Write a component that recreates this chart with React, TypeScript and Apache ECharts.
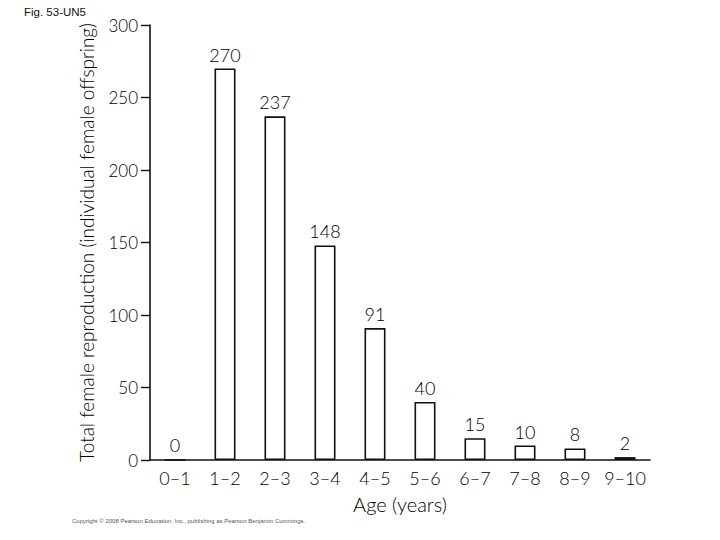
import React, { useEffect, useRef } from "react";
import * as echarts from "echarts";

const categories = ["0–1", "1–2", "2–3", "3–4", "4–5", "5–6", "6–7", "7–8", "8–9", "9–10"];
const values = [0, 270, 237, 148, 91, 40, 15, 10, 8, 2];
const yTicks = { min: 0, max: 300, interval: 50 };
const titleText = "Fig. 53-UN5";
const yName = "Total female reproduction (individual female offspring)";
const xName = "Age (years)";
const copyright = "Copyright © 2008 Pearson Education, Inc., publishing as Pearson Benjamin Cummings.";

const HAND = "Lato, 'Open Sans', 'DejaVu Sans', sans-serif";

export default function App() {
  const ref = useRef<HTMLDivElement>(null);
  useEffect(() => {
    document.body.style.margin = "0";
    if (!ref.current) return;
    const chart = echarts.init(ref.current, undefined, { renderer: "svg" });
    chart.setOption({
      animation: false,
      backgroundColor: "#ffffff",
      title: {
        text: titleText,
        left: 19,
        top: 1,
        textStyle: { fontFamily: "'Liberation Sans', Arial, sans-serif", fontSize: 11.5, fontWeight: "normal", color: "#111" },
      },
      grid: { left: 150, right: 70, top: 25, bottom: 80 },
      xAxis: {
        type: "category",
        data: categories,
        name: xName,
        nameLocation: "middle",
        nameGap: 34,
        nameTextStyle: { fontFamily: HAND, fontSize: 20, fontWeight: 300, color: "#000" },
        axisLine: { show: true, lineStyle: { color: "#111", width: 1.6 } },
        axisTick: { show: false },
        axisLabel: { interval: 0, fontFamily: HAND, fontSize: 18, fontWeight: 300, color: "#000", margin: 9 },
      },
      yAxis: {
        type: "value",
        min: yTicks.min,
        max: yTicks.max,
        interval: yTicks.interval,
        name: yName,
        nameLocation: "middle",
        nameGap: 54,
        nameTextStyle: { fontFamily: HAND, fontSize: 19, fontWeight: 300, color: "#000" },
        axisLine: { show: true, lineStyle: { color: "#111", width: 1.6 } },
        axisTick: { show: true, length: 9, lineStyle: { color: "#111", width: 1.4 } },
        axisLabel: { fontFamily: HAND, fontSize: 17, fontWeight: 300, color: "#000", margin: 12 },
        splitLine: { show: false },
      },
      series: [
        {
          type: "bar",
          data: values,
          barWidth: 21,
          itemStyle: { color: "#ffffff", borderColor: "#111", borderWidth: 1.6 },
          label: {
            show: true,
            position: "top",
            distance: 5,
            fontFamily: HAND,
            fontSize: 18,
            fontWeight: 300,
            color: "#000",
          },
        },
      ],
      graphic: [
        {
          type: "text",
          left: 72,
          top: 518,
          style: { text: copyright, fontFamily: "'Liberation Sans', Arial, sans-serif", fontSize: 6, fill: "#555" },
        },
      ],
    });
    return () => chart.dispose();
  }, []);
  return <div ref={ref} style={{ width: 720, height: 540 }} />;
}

...

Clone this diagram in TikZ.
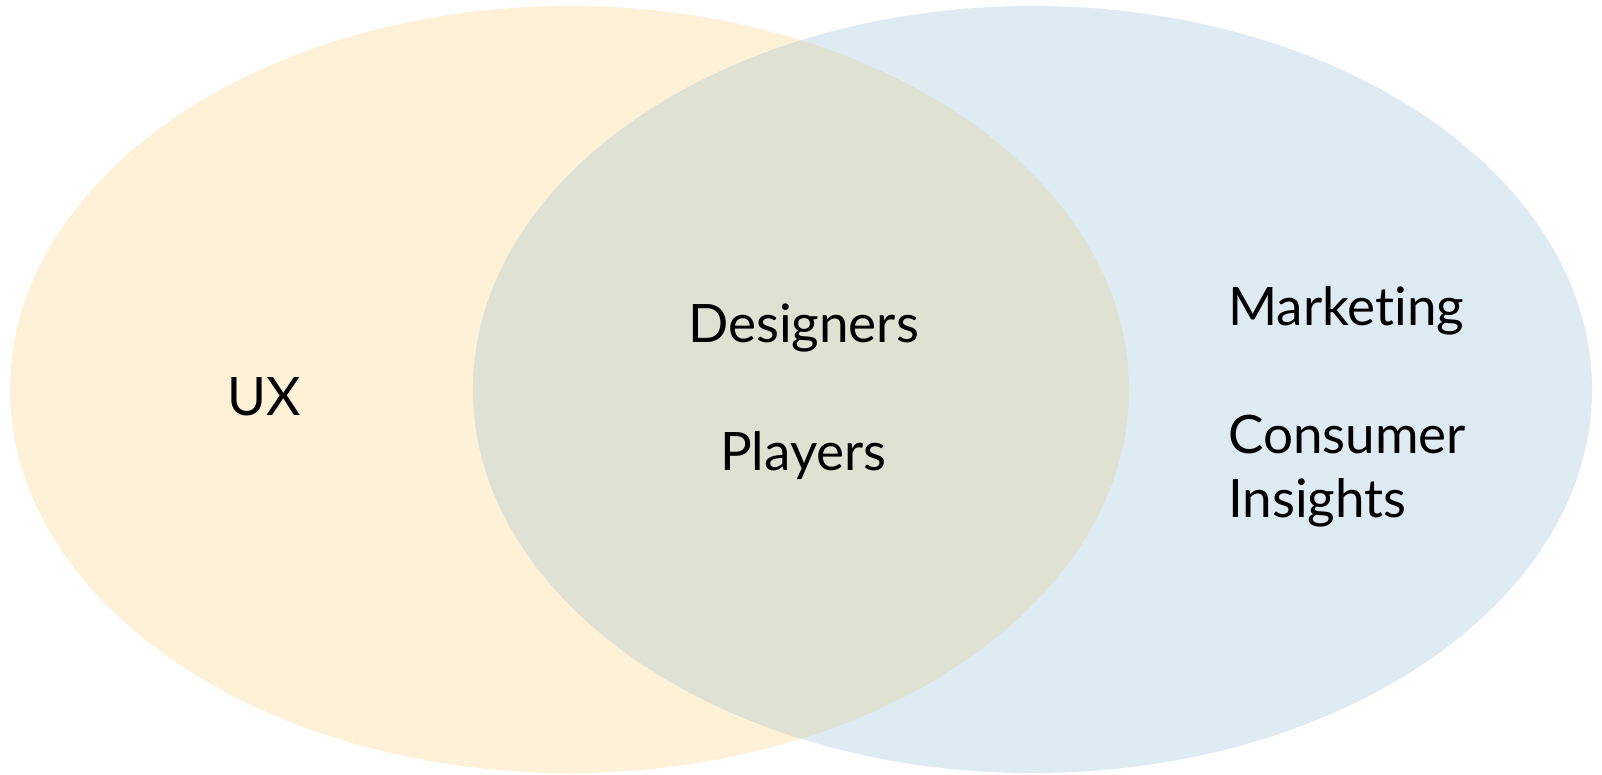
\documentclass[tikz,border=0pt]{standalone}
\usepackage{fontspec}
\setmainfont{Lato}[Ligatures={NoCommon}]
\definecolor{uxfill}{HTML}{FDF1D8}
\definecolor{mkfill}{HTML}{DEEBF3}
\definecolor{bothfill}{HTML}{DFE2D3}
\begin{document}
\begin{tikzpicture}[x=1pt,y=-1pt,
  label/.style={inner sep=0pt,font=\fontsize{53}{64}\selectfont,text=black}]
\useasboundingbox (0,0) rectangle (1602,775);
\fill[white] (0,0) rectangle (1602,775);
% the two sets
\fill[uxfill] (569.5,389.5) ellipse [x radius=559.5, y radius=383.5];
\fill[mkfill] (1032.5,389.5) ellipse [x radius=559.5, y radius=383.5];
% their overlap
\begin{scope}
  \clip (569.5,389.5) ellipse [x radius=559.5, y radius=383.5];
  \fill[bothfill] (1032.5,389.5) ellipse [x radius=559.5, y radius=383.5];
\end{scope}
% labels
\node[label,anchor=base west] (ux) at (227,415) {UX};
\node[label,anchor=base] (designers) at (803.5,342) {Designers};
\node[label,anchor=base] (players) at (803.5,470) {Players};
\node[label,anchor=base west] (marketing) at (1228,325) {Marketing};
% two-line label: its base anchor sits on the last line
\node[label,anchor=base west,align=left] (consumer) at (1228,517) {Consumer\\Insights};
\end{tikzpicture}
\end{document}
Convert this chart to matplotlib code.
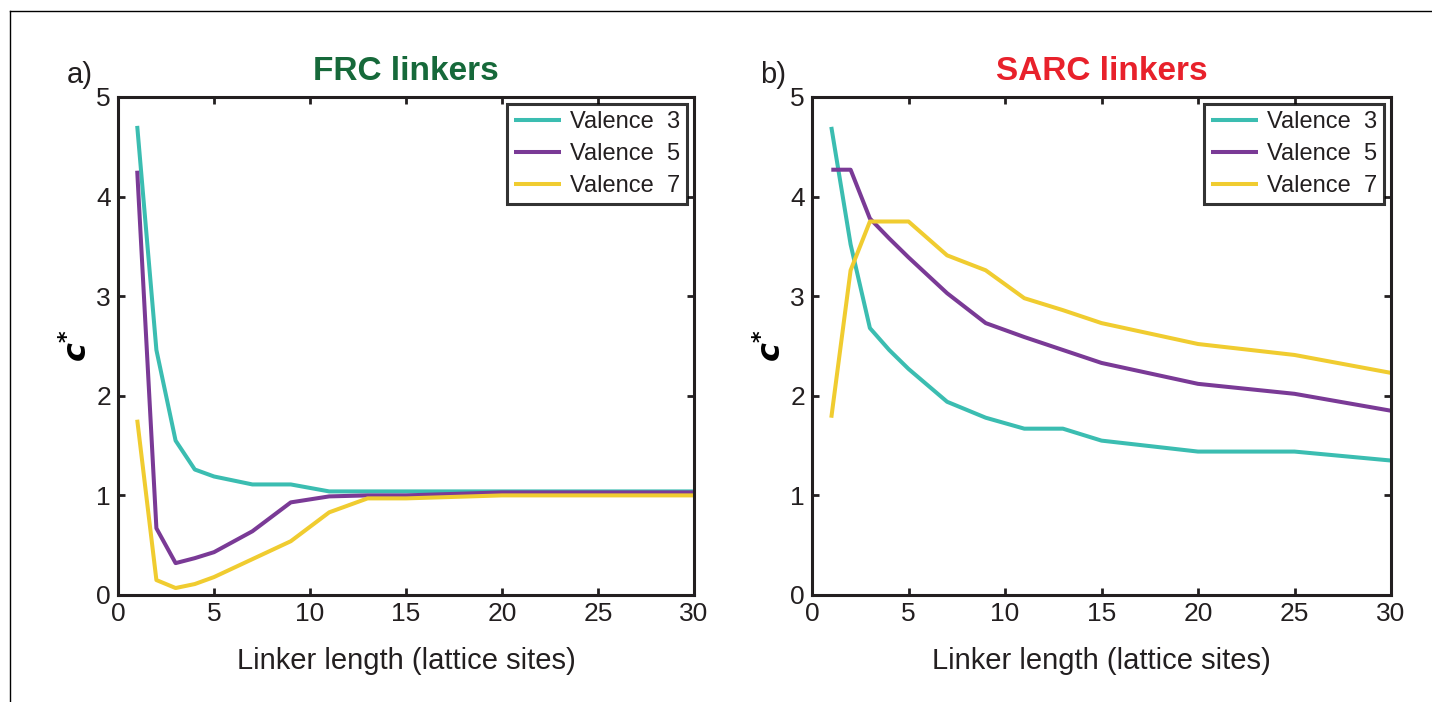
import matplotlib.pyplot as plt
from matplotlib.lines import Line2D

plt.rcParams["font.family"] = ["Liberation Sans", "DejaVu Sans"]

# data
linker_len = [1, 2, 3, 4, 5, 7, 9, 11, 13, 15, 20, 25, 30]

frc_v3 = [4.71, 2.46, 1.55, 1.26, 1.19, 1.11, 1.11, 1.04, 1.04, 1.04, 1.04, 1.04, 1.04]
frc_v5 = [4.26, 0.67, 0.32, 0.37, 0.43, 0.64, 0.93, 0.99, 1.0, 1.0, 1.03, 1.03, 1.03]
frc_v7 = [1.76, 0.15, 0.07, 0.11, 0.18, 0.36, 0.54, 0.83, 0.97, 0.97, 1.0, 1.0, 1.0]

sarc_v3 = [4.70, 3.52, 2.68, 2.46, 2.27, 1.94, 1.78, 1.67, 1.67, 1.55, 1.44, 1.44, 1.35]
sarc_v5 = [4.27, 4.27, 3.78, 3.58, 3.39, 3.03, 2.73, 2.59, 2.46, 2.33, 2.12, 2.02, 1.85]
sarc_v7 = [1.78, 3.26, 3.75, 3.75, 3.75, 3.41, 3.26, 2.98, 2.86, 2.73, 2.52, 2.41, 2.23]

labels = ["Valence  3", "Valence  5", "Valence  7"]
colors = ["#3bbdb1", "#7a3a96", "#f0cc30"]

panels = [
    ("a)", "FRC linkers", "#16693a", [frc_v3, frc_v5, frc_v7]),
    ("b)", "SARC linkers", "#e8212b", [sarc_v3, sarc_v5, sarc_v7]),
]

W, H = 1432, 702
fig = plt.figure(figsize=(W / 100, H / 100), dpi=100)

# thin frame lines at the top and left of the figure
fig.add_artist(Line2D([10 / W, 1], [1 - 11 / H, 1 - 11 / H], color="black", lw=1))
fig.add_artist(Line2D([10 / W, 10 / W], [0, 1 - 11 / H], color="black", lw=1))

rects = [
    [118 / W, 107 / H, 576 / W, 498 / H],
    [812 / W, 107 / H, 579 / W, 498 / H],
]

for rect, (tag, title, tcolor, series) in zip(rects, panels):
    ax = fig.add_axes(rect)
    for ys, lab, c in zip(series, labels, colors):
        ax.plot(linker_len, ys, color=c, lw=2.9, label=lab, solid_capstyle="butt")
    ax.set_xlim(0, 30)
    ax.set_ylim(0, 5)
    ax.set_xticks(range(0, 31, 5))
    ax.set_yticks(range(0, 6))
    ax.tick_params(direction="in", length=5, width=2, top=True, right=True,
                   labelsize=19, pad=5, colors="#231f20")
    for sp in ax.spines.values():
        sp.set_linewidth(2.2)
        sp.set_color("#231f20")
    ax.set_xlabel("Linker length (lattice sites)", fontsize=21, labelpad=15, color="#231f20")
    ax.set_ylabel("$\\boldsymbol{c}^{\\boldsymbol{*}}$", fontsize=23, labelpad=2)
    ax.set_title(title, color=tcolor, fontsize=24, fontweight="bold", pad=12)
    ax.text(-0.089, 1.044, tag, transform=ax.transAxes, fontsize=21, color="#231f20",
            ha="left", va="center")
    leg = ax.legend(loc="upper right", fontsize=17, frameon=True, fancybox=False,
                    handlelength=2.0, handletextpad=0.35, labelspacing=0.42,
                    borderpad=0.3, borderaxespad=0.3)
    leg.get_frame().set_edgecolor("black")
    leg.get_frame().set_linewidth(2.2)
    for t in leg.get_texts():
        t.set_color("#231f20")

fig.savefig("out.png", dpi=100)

**WRITTEN EXERCISE**:
Look above for the line with "Convert this chart to matplotlib code." and the line with "1.0, 1.0, 1.0]"; set down those two lines and all lines between them exactly, without pictures and without anything else.

**SOLUTION BELOW**:
Convert this chart to matplotlib code.
import matplotlib.pyplot as plt
from matplotlib.lines import Line2D

plt.rcParams["font.family"] = ["Liberation Sans", "DejaVu Sans"]

# data
linker_len = [1, 2, 3, 4, 5, 7, 9, 11, 13, 15, 20, 25, 30]

frc_v3 = [4.71, 2.46, 1.55, 1.26, 1.19, 1.11, 1.11, 1.04, 1.04, 1.04, 1.04, 1.04, 1.04]
frc_v5 = [4.26, 0.67, 0.32, 0.37, 0.43, 0.64, 0.93, 0.99, 1.0, 1.0, 1.03, 1.03, 1.03]
frc_v7 = [1.76, 0.15, 0.07, 0.11, 0.18, 0.36, 0.54, 0.83, 0.97, 0.97, 1.0, 1.0, 1.0]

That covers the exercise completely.